Ici comme ailleurs, Lee Seung-U
Ici comme ailleurs, 2012, trad. du coréen par Choi Mikyung et Jean-Noël Juttet, 220 p. 21 €
Ecrivain(s): Lee Seung-U Edition: Zulma
Kafkaïen est le premier qualificatif qui vient à l’esprit en lisant ce roman, pour l’univers dans lequel il se déroule et l’absurdité qui émane du parcours du personnage principal. Yu est muté par sa boite, le Gangsan Complex Resort, à Sori, une ville perdue entre un lac et des montagnes à l’Ouest du pays. « Lorsque, dans son guide, il a lu que “la petite ville de Sori, du fait de sa topologie particulière avait servi de lieu de bannissement”, son cœur s’est de nouveau mis à balancer ».
L’histoire démarre sur ses mots qui donnent d’emblée le ton :
« Le vent a des hurlements de bête féroce. Au moment de quitter sa voiture, Yu a l’impression qu’un molosse enragé se jette sur lui. Il a un mouvement de recul. Le long des rues, papiers sales et sacs plastique tourbillonnent sous la bourrasque. Quelques véhicules cahotent sur la chaussée éventrée en soulevant des nuages de poussière ocre. Les rares passants, silencieux, font la gueule ».
Ici comme ailleurs est un roman hybride, indéfinissable. Il tient du polar, du roman noir, psychologique, métaphysique, à la limite du fantastique, et on pense à des films de cet extrêmement riche cinéma sud-coréen, en particulier ceux de Kim Ki-Duk, qui de même échappent à toute définition.
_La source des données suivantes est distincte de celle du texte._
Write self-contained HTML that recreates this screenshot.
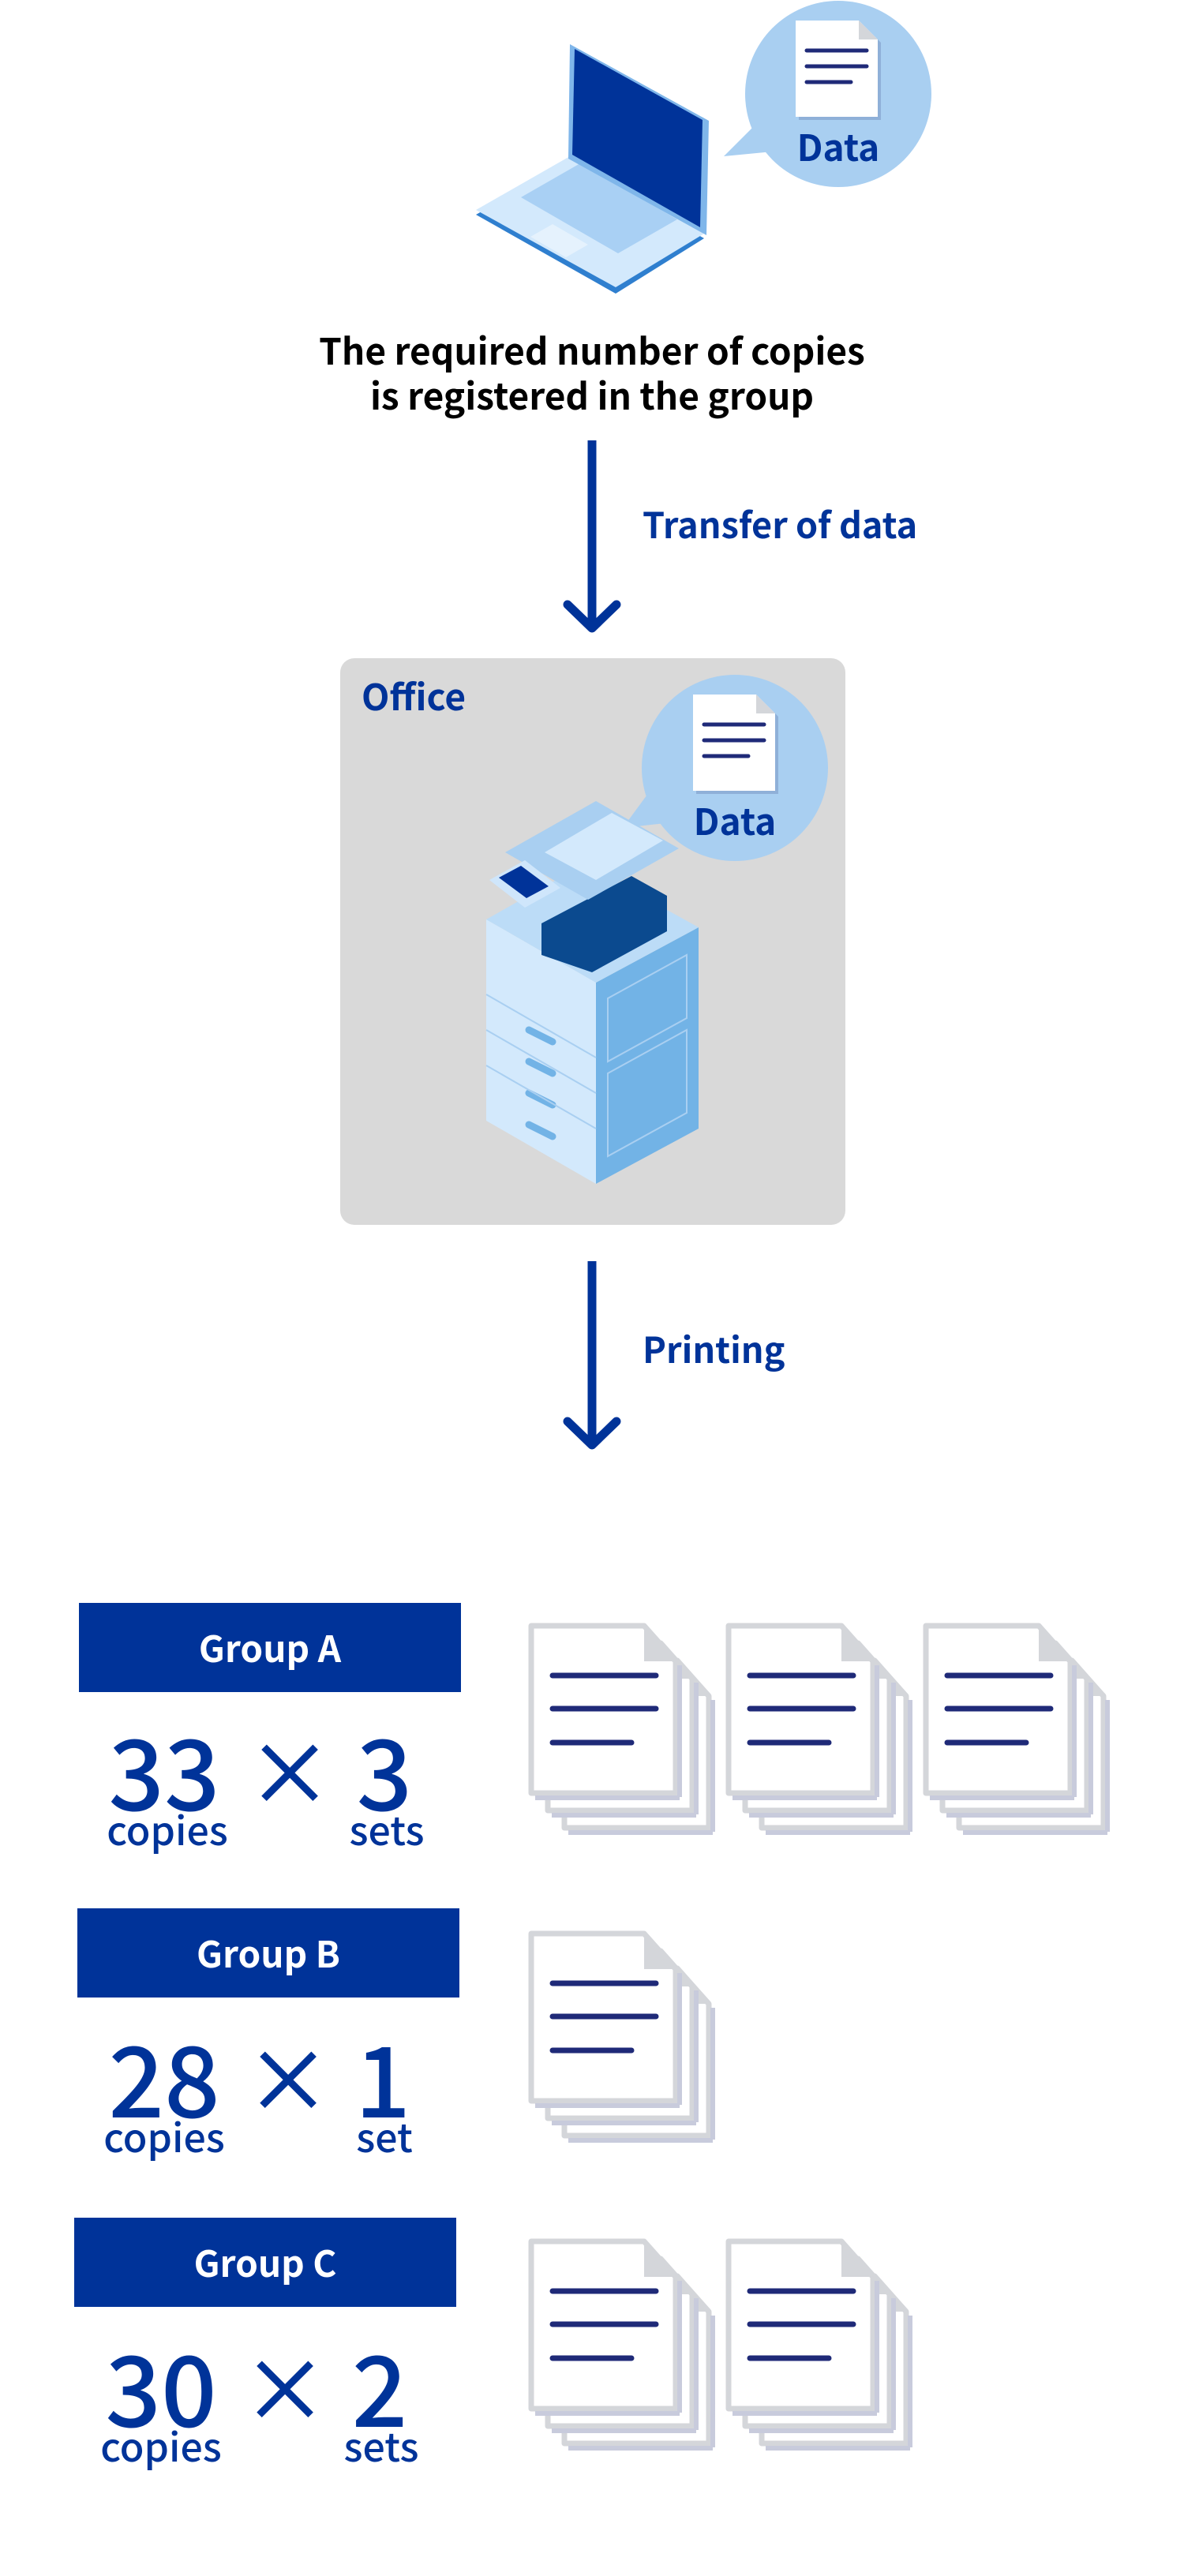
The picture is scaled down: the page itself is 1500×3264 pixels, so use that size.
<!DOCTYPE html>
<html><head><meta charset="utf-8"><style>
html,body{margin:0;padding:0;background:#fff}
svg{display:block}
text{font-family:"Noto Sans CJK JP","Liberation Sans",sans-serif;font-weight:700}
text.n{font-weight:500}
</style></head><body>
<svg width="1500" height="3264" viewBox="0 0 1500 3264" xmlns="http://www.w3.org/2000/svg">
<defs>
 <g id="doc">
  <path d="M4 4 H84 L108 28 V126 H4 Z" fill="#8fb0d8"/>
  <path d="M0 0 H80 L104 24 V122 H0 Z" fill="#fff"/>
  <path d="M80 0 V24 H104 Z" fill="#d4d6da"/>
  <line x1="14" y1="38" x2="90" y2="38" stroke="#1f2a78" stroke-width="5" stroke-linecap="round"/>
  <line x1="14" y1="58" x2="90" y2="58" stroke="#1f2a78" stroke-width="5" stroke-linecap="round"/>
  <line x1="14" y1="78" x2="70" y2="78" stroke="#1f2a78" stroke-width="5" stroke-linecap="round"/>
 </g>
 <g id="page">
  <path d="M0 0 H143 L183 45 V212 H0 Z" fill="#fff" stroke="#d4d6da" stroke-width="7" stroke-linejoin="round"/>
  <path d="M143 0 V45 H183 Z" fill="#d4d6da"/>
  <line x1="188" y1="50" x2="188" y2="217" stroke="#c8cbdc" stroke-width="6"/>
  <line x1="5" y1="218" x2="188" y2="218" stroke="#c8cbdc" stroke-width="6"/>
 </g>
 <g id="stack">
  <use href="#page" x="42" y="44"/>
  <use href="#page" x="21" y="22"/>
  <use href="#page" x="0" y="0"/>
  <line x1="27" y1="63" x2="158" y2="63" stroke="#1f2a78" stroke-width="7" stroke-linecap="round"/>
  <line x1="27" y1="105" x2="158" y2="105" stroke="#1f2a78" stroke-width="7" stroke-linecap="round"/>
  <line x1="27" y1="148" x2="127" y2="148" stroke="#1f2a78" stroke-width="7" stroke-linecap="round"/>
 </g>
</defs>

<polygon points="603,272 722,204 892,302 780,372" fill="#2f7fcf"/>
<polygon points="603,266 722,198 892,296 780,364" fill="#d3e9fc"/>
<polygon points="660,250 735,207 858,278 783,321" fill="#a9d0f4"/>
<polygon points="672,300 700,284 745,310 717,326" fill="#e5f2fd"/>
<polygon points="722,56 898,153 895,298 720,201" fill="#7fb6ea"/>
<polygon points="728,62 890,152 887,288 725,196" fill="#003399"/>

<circle cx="1062" cy="119" r="118" fill="#a9cff1"/>
<polygon points="955,160 917,198 1000,190" fill="#a9cff1"/>
<use href="#doc" x="1008" y="26"/>
<text x="1062" y="204" font-size="46" fill="#003399" text-anchor="middle">Data</text>

<text x="750" y="462" font-size="46" fill="#000" text-anchor="middle">The required number of copies</text>
<text x="750" y="519" font-size="46" fill="#000" text-anchor="middle">is registered in the group</text>

<line x1="750" y1="558" x2="750" y2="794" stroke="#003399" stroke-width="11"/>
<polyline points="719,766 750,796 781,766" fill="none" stroke="#003399" stroke-width="11" stroke-linecap="round" stroke-linejoin="round"/>
<text x="814" y="682" font-size="45" fill="#003399">Transfer of data</text>

<rect x="431" y="834" width="640" height="718" rx="18" fill="#d9d9d9"/>
<text x="458" y="900" font-size="46" fill="#003399">Office</text>
<circle cx="931" cy="973" r="118" fill="#a9cff1"/>
<polygon points="825,1000 789,1049 870,1040" fill="#a9cff1"/>
<use href="#doc" x="878" y="880"/>
<text x="931" y="1058" font-size="46" fill="#003399" text-anchor="middle">Data</text>

<polygon points="616,1165 755,1245 755,1500 616,1420" fill="#d3e9fc"/>
<polygon points="755,1245 885,1175 885,1430 755,1500" fill="#72b3e6"/>
<polygon points="616,1165 740,1095 885,1175 755,1245" fill="#bcdcf7"/>
<polygon points="686,1170 800,1110 845,1135 845,1180 750,1232 686,1210" fill="#0b4a8f"/>
<polygon points="640,1080 755,1015 860,1075 745,1140" fill="#a9cff1"/>
<polygon points="690,1080 775,1030 840,1065 755,1115" fill="#d3e9fc"/>
<polygon points="620,1115 665,1090 710,1125 665,1150" fill="#cfe6fb"/>
<polygon points="632,1112 660,1097 695,1123 667,1138" fill="#003399"/>
<g stroke="#72b3e6" stroke-width="9" stroke-linecap="round">
<line x1="670" y1="1305" x2="700" y2="1320"/><line x1="670" y1="1345" x2="700" y2="1360"/>
<line x1="670" y1="1385" x2="700" y2="1400"/><line x1="670" y1="1425" x2="700" y2="1440"/>
</g>
<g stroke="#a9cff1" stroke-width="2" fill="none">
<line x1="616" y1="1260" x2="755" y2="1340"/><line x1="616" y1="1305" x2="755" y2="1385"/>
<line x1="616" y1="1350" x2="755" y2="1430"/>
<polygon points="770,1265 870,1210 870,1290 770,1345"/><polygon points="770,1360 870,1305 870,1410 770,1465"/>
</g>

<line x1="750" y1="1598" x2="750" y2="1829" stroke="#003399" stroke-width="11"/>
<polyline points="719,1801 750,1831 781,1801" fill="none" stroke="#003399" stroke-width="11" stroke-linecap="round" stroke-linejoin="round"/>
<text x="814" y="1727" font-size="45" fill="#003399">Printing</text>

<rect x="100" y="2031" width="484" height="113" fill="#003399"/>
<text x="342" y="2106" font-size="46" fill="#fff" text-anchor="middle">Group A</text>
<text class="n" x="208" y="2294" font-size="124" fill="#003399" text-anchor="middle">33</text>
<text class="n" x="367" y="2288" font-size="110" fill="#003399" text-anchor="middle">×</text>
<text class="n" x="487" y="2294" font-size="124" fill="#003399" text-anchor="middle">3</text>
<text class="n" x="212" y="2338" font-size="50" fill="#003399" text-anchor="middle">copies</text>
<text class="n" x="490" y="2338" font-size="50" fill="#003399" text-anchor="middle">sets</text>
<use href="#stack" x="673" y="2060"/>
<use href="#stack" x="923" y="2060"/>
<use href="#stack" x="1173" y="2060"/>

<rect x="98" y="2418" width="484" height="113" fill="#003399"/>
<text x="340" y="2493" font-size="46" fill="#fff" text-anchor="middle">Group B</text>
<text class="n" x="208" y="2683" font-size="124" fill="#003399" text-anchor="middle">28</text>
<text class="n" x="365" y="2677" font-size="110" fill="#003399" text-anchor="middle">×</text>
<text class="n" x="485" y="2683" font-size="124" fill="#003399" text-anchor="middle">1</text>
<text class="n" x="208" y="2727" font-size="50" fill="#003399" text-anchor="middle">copies</text>
<text class="n" x="487" y="2727" font-size="50" fill="#003399" text-anchor="middle">set</text>
<use href="#stack" x="673" y="2450"/>

<rect x="94" y="2810" width="484" height="113" fill="#003399"/>
<text x="336" y="2885" font-size="46" fill="#fff" text-anchor="middle">Group C</text>
<text class="n" x="204" y="3075" font-size="124" fill="#003399" text-anchor="middle">30</text>
<text class="n" x="361" y="3069" font-size="110" fill="#003399" text-anchor="middle">×</text>
<text class="n" x="481" y="3075" font-size="124" fill="#003399" text-anchor="middle">2</text>
<text class="n" x="204" y="3119" font-size="50" fill="#003399" text-anchor="middle">copies</text>
<text class="n" x="483" y="3119" font-size="50" fill="#003399" text-anchor="middle">sets</text>
<use href="#stack" x="673" y="2840"/>
<use href="#stack" x="923" y="2840"/>
</svg>
</body></html>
Lee Seung-U raconte le parcours d’un homme qui arrive dans une ville inconnue en pensant y travailler et qui y perdra tout ce avec quoi il est venu : sa femme, avant même d’arriver, car elle ne le suivra pas mais retournera dans une autre ville s’occuper d’un ancien amant, son portefeuille, l’accès à son compte, sa voiture, la raison pour laquelle il est là et ainsi de suite, comme si le réel se dissolvait derrière lui à chacun de ses pas. Sori, cette ville grise, froide, venteuse, inhospitalière et même dangereuse est un piège, mais à vrai dire, cet homme là n’avait-il pas déjà tout perdu avant même d’y arriver ? En refermant les dernières pages du livre, où la nature dans une apothéose grandiose, met un point final à tout questionnement, toute corruption, à toute l’absurdité de la condition humaine qui est exprimée ici, c’est la question que l’on se pose. Ce roman est un véritable condensé critique du monde d’aujourd’hui, une allégorie inversée, et finalement c’est un roman initiatique. On se détruit ici-bas et le seul espoir, le seul moyen que les hommes ont trouvé pour ne pas sombrer totalement dans la folie, c’est de quitter ce monde avant que la mort les prenne, découvrir par la dépossession la paix éternelle. La grotte où un vieux fou dénommé Noé construit des maisons de pierre, est le seul lieu par lequel on peut s’échapper, le double enfermement devient matrice. Les vivants sont morts et les morts sont éternellement vivants. Les hommes libres sont piégés par une ville entièrement corrompue dans laquelle ils s’enlisent, ceux qui ont tenté de résister sont enfermés dans une grotte et découvrent dans l’enfermement la liberté du détachement suprême. Subtile hybridation là aussi entre la pensée occidentale et orientale.
Ce roman austère, minéral, désespérant parfois, offre de par sa lecture elle-même une étonnante expérience. Parfois, on voudrait poser le livre, le laisser tomber, mais il est impossible d’en sortir avant la fin, car on la cherche comme on cherche une goulée d’air. Par moments on s’ennuie, on se sent morne et même quand la fin arrive on reste hébété, comme choqué, voire insatisfait. La magie de Lee Seung-U, c’est de provoquer ainsi une réflexion, où soudain on accède à la compréhension de l’ensemble et on ne peut que saluer le génie de l’auteur. Ce n’est pas une lecture facile, une lecture de détente, si au départ nous pouvons être captivés comme on l’est par un polar, vers la fin on s’enlise comme le protagoniste, on se sent gris. L’auteur nous fait traverser les états d’âme, les sensations de ce qu’il raconte, si bien que nous ne faisons plus qu’un avec ce que nous lisons. Avec le recul, c’est fascinant.